The key aspects governing the structural design were earthquake loading, durability and appropriateness. The kindergarten buildings have cavity walls on three sides with granite block in mud mortar as the outer leaf and traditional mud brick masonry for the inner leaf; this gives increased thermal performance and durability compared to the rendered mud brick walls commonly used. The heavy mud roof is supported by a timber structure independent of the walls to provide the earthquake stability. The large spans needed in the classrooms, combined with the open glazed south-facing façade and the high weight of the roof makeup, required large timber cross sections and steel connections to ensure that they resist seismic loads and to warrant life safety in the case of an earthquake. These were difficult to procure locally, so the structural framing plan and connection details for the future phases have been altered to reduce timber section sizes.

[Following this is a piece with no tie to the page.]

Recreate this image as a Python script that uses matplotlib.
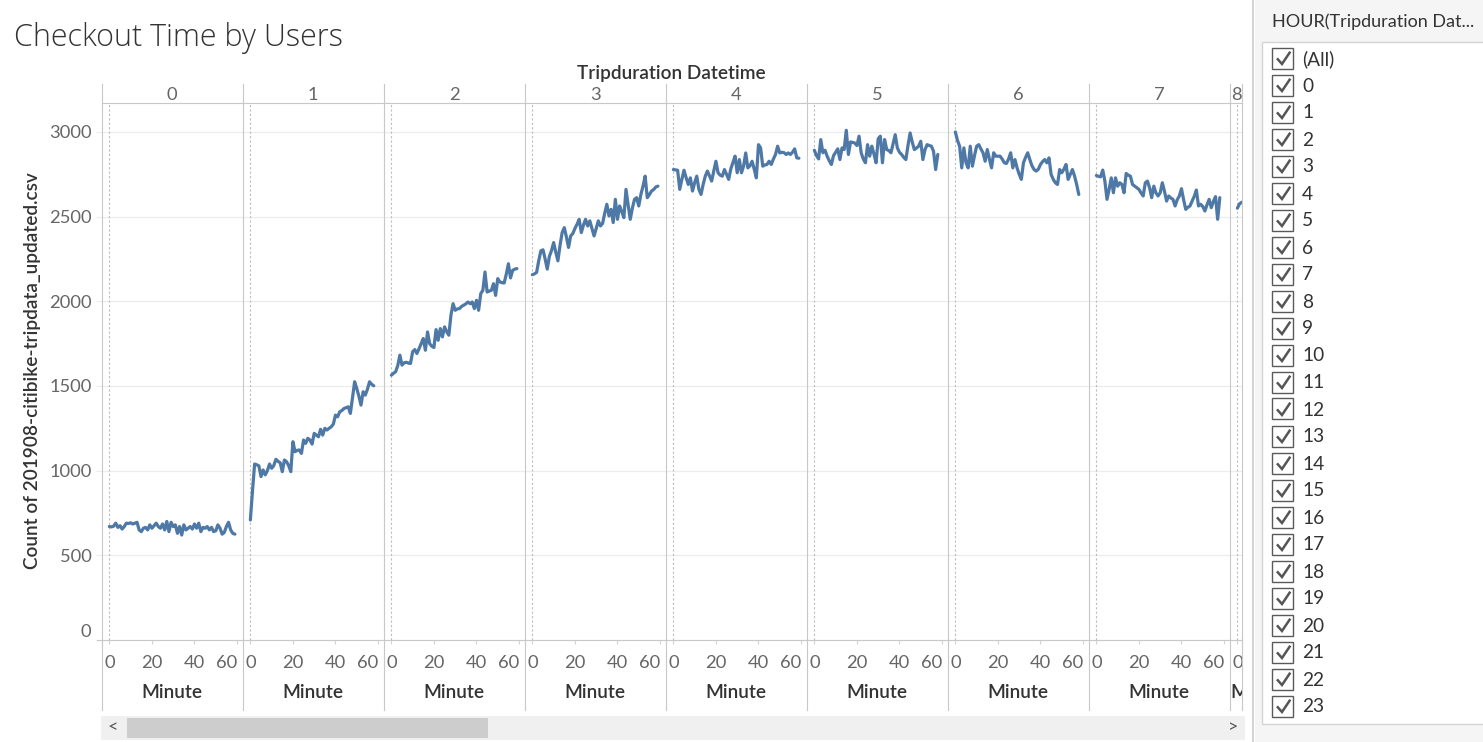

The client’s brief to develop a model school was ambitious, not only in terms of ‘hardware’ such as energy and site infrastructure, buildings, material resource use, but also in ‘soft skills’ such as building up competency in the local project management team, establishing a cost database and in optimising the use of local resources. All these initiatives aim to support the whole project as a demonstration of a new approach to teaching in such a unique rural community. Ultimately, this is far more than a school in the conventional sense, it is more of a village, with everything designed to complement the major infrastructure initiatives, water and energy management in the most positive way.